Environment and mass dependencies of galactic $\lambda$ spin parameter: cosmological simulations and SDSS galaxies compared

TL;DR

This study analyzes the relationship between the galactic spin parameter and galaxy environment and mass using SDSS data and cosmological simulations, revealing a mass-dependent trend not predicted by simulations.

Contribution

It provides the first empirical evidence of a mass dependence of the spin parameter in galaxies, challenging existing simulation predictions.

Findings

No significant dependence of spin on environment.

Low mass galaxies have higher average spin values.
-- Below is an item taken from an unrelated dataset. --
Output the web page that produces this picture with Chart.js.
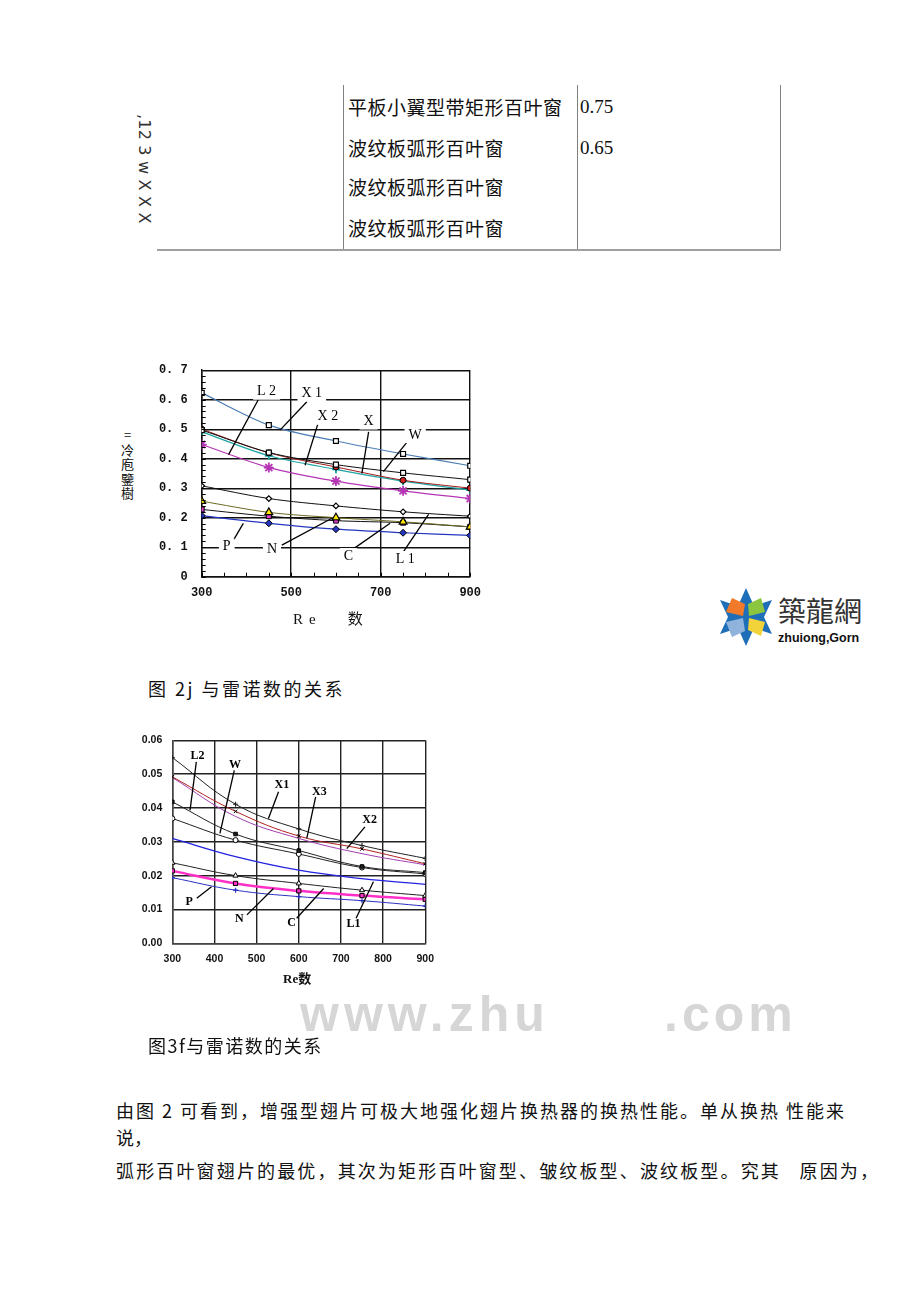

Results challenge current cosmological simulation models.

Abstract

We use a sample of galaxies from the Sloan Digital Sky Survey (SDSS) to search for correlations between the $\lambda$ spin parameter and the environment and mass of galaxies. In order to calculate the total value of $\lambda$ for each observed galaxy, we employed a simple model of the dynamical structure of the galaxies which allows a rough estimate of the value of $\lambda$ using only readily obtainable observables from the luminous galaxies. Use of a large volume limited sample (upwards of 11,000) allows reliable inferences of mean values and dispersions of $\lambda$ distributions. We find, in agreement with some N-body cosmological simulations, no significant dependence of $\lambda$ on the environmental density of the galaxies. For the case of mass, our results show a marked correlation with $\lambda$, in the sense that low mass galaxies present both higher mean values of $\lambda$ and associated dispersions, than high mass galaxies. This last direct empirical result, at odds with expectations from N-body cosmological simulations, provides interesting constrain on the mechanisms of galaxy formation and acquisition of angular momentum, a valuable test for cosmological models.